((

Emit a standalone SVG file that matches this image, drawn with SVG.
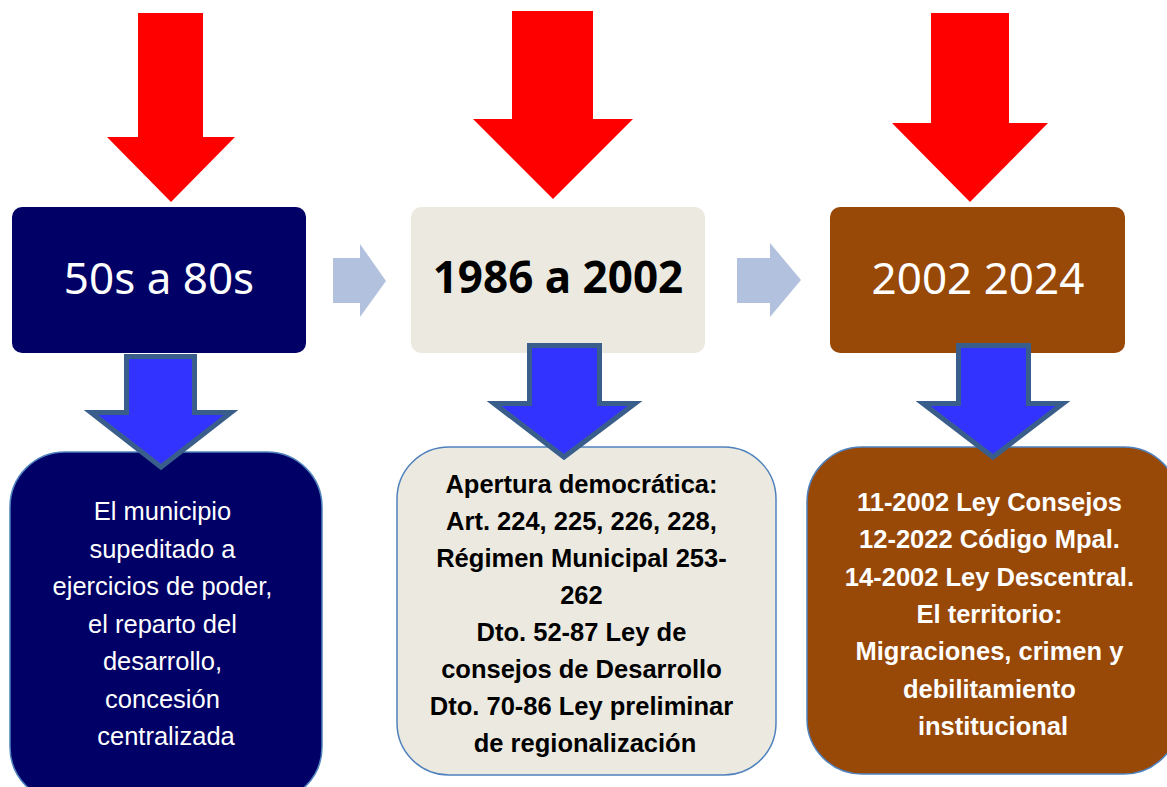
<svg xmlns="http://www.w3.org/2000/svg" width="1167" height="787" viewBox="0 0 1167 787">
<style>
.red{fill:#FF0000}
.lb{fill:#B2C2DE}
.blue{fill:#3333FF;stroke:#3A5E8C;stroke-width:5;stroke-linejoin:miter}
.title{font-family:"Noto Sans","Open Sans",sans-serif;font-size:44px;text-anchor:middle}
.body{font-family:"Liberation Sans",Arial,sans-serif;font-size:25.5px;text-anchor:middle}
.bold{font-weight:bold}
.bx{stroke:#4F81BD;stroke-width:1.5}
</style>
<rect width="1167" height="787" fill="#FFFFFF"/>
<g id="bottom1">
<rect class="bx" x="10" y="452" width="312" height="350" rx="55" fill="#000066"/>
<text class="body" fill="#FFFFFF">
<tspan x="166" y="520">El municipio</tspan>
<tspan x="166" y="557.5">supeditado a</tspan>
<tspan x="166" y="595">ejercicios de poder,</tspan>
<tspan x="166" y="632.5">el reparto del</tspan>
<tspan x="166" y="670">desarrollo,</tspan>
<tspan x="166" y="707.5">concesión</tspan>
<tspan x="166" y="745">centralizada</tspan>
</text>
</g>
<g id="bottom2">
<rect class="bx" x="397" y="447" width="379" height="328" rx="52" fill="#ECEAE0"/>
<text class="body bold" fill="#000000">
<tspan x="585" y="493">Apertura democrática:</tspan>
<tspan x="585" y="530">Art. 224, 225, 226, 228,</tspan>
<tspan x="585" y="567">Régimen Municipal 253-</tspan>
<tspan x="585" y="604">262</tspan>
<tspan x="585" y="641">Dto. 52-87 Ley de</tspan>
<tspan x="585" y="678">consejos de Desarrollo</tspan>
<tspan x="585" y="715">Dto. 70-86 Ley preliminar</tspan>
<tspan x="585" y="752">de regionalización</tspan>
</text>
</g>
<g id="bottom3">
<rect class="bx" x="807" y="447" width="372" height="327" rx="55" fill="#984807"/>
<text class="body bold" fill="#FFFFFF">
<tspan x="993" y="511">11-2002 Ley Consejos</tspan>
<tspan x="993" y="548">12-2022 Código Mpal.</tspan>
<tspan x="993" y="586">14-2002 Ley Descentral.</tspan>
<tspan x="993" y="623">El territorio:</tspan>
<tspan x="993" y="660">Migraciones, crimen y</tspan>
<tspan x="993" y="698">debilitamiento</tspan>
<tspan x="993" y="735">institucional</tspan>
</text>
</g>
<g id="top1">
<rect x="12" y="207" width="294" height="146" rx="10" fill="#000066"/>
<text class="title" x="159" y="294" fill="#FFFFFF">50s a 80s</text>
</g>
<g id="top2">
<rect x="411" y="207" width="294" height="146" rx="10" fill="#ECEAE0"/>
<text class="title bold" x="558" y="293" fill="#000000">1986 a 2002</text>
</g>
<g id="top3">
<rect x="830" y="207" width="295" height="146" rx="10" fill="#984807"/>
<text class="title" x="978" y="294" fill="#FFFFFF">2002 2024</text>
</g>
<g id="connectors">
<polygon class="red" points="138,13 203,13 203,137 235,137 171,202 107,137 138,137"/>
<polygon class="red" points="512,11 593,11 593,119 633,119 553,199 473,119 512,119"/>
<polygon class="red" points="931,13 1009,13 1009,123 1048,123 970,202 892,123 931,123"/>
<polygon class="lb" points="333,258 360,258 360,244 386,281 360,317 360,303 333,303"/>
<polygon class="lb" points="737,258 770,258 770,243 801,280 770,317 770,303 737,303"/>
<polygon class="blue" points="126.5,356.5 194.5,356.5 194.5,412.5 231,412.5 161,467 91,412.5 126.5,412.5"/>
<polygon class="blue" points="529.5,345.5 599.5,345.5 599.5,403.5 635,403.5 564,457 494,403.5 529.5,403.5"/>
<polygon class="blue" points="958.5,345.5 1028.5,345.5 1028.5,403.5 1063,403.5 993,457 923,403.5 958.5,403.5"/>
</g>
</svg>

))

» **STATED GOAL**
Write out the listing above again, exactly, but with no pictures in the copy.

» **ANSWER FOR THE TASK**
Emit a standalone SVG file that matches this image, drawn with SVG.
<svg xmlns="http://www.w3.org/2000/svg" width="1167" height="787" viewBox="0 0 1167 787">
<style>
.red{fill:#FF0000}
.lb{fill:#B2C2DE}
.blue{fill:#3333FF;stroke:#3A5E8C;stroke-width:5;stroke-linejoin:miter}
.title{font-family:"Noto Sans","Open Sans",sans-serif;font-size:44px;text-anchor:middle}
.body{font-family:"Liberation Sans",Arial,sans-serif;font-size:25.5px;text-anchor:middle}
.bold{font-weight:bold}
.bx{stroke:#4F81BD;stroke-width:1.5}
</style>
<rect width="1167" height="787" fill="#FFFFFF"/>
<g id="bottom1">
<rect class="bx" x="10" y="452" width="312" height="350" rx="55" fill="#000066"/>
<text class="body" fill="#FFFFFF">
<tspan x="166" y="520">El municipio</tspan>
<tspan x="166" y="557.5">supeditado a</tspan>
<tspan x="166" y="595">ejercicios de poder,</tspan>
<tspan x="166" y="632.5">el reparto del</tspan>
<tspan x="166" y="670">desarrollo,</tspan>
<tspan x="166" y="707.5">concesión</tspan>
<tspan x="166" y="745">centralizada</tspan>
</text>
</g>
<g id="bottom2">
<rect class="bx" x="397" y="447" width="379" height="328" rx="52" fill="#ECEAE0"/>
<text class="body bold" fill="#000000">
<tspan x="585" y="493">Apertura democrática:</tspan>
<tspan x="585" y="530">Art. 224, 225, 226, 228,</tspan>
<tspan x="585" y="567">Régimen Municipal 253-</tspan>
<tspan x="585" y="604">262</tspan>
<tspan x="585" y="641">Dto. 52-87 Ley de</tspan>
<tspan x="585" y="678">consejos de Desarrollo</tspan>
<tspan x="585" y="715">Dto. 70-86 Ley preliminar</tspan>
<tspan x="585" y="752">de regionalización</tspan>
</text>
</g>
<g id="bottom3">
<rect class="bx" x="807" y="447" width="372" height="327" rx="55" fill="#984807"/>
<text class="body bold" fill="#FFFFFF">
<tspan x="993" y="511">11-2002 Ley Consejos</tspan>
<tspan x="993" y="548">12-2022 Código Mpal.</tspan>
<tspan x="993" y="586">14-2002 Ley Descentral.</tspan>
<tspan x="993" y="623">El territorio:</tspan>
<tspan x="993" y="660">Migraciones, crimen y</tspan>
<tspan x="993" y="698">debilitamiento</tspan>
<tspan x="993" y="735">institucional</tspan>
</text>
</g>
<g id="top1">
<rect x="12" y="207" width="294" height="146" rx="10" fill="#000066"/>
<text class="title" x="159" y="294" fill="#FFFFFF">50s a 80s</text>
</g>
<g id="top2">
<rect x="411" y="207" width="294" height="146" rx="10" fill="#ECEAE0"/>
<text class="title bold" x="558" y="293" fill="#000000">1986 a 2002</text>
</g>
<g id="top3">
<rect x="830" y="207" width="295" height="146" rx="10" fill="#984807"/>
<text class="title" x="978" y="294" fill="#FFFFFF">2002 2024</text>
</g>
<g id="connectors">
<polygon class="red" points="138,13 203,13 203,137 235,137 171,202 107,137 138,137"/>
<polygon class="red" points="512,11 593,11 593,119 633,119 553,199 473,119 512,119"/>
<polygon class="red" points="931,13 1009,13 1009,123 1048,123 970,202 892,123 931,123"/>
<polygon class="lb" points="333,258 360,258 360,244 386,281 360,317 360,303 333,303"/>
<polygon class="lb" points="737,258 770,258 770,243 801,280 770,317 770,303 737,303"/>
<polygon class="blue" points="126.5,356.5 194.5,356.5 194.5,412.5 231,412.5 161,467 91,412.5 126.5,412.5"/>
<polygon class="blue" points="529.5,345.5 599.5,345.5 599.5,403.5 635,403.5 564,457 494,403.5 529.5,403.5"/>
<polygon class="blue" points="958.5,345.5 1028.5,345.5 1028.5,403.5 1063,403.5 993,457 923,403.5 958.5,403.5"/>
</g>
</svg>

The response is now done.